··· Collected data

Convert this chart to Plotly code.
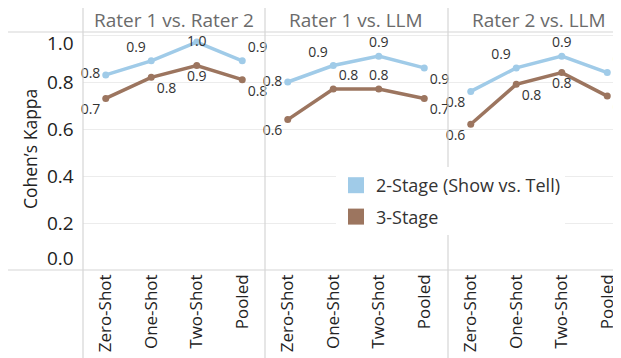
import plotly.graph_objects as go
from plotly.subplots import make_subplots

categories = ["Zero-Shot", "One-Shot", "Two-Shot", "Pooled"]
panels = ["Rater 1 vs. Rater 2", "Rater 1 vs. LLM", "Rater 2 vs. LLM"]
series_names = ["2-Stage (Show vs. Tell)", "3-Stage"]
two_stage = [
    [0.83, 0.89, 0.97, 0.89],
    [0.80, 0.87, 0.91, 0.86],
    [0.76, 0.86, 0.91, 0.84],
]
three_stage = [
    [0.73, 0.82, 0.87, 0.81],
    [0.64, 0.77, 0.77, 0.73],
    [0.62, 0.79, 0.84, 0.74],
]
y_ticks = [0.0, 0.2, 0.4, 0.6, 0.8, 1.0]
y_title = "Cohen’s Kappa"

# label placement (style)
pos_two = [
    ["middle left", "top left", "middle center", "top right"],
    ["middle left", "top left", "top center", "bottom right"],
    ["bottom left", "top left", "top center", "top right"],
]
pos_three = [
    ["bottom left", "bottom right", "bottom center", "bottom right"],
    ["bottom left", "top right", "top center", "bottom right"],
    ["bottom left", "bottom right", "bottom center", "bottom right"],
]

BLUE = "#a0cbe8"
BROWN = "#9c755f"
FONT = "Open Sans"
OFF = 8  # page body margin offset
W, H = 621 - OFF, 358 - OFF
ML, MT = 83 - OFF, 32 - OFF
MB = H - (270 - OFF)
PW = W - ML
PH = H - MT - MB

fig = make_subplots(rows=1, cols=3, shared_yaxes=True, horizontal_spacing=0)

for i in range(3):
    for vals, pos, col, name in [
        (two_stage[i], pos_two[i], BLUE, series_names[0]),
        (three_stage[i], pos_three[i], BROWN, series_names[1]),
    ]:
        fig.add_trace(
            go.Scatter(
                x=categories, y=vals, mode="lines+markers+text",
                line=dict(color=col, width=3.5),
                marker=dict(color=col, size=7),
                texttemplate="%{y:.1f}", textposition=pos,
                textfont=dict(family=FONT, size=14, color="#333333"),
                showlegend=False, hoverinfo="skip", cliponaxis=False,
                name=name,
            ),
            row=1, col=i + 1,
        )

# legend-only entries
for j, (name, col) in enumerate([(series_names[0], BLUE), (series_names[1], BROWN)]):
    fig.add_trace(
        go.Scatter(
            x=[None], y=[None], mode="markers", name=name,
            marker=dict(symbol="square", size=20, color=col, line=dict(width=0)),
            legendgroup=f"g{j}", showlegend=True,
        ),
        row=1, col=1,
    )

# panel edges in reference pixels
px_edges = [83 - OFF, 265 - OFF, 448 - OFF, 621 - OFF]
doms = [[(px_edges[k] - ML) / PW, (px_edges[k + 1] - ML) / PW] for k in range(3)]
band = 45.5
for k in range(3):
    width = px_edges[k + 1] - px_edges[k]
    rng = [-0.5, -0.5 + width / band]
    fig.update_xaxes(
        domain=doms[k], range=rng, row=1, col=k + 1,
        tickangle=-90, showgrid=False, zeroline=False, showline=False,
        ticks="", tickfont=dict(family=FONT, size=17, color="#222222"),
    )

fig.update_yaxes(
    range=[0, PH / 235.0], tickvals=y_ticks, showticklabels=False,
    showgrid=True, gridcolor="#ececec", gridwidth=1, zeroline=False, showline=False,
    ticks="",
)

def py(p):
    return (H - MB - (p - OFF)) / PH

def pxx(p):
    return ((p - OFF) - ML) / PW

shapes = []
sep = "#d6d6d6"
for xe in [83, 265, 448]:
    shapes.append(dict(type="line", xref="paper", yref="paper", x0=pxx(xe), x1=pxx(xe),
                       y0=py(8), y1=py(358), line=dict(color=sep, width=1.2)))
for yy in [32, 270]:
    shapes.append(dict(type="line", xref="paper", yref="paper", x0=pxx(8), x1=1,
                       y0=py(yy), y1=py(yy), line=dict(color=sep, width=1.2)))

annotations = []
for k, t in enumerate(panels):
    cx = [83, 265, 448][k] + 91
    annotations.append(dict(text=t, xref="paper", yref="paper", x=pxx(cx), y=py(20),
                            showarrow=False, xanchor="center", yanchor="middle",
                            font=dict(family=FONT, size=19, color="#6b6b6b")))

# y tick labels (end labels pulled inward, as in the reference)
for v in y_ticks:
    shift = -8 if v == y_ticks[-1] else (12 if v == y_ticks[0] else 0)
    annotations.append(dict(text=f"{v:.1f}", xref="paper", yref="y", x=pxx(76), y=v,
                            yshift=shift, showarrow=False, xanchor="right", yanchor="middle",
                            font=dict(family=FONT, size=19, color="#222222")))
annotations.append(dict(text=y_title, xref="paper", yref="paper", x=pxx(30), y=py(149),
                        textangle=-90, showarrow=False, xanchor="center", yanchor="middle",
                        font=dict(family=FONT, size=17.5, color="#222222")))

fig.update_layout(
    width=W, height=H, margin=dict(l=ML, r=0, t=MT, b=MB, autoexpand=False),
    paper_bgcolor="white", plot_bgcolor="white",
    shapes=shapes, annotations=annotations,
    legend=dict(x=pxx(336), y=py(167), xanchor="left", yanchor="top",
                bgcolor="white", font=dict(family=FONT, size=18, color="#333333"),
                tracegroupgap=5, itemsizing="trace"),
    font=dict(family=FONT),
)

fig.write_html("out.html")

······

### Written problem
Pictures stay out. Repeat only the lines from the beginning of the data through the line that has "from plotly.subplots import make_subplots".

### Output of the task
Convert this chart to Plotly code.
import plotly.graph_objects as go
from plotly.subplots import make_subplots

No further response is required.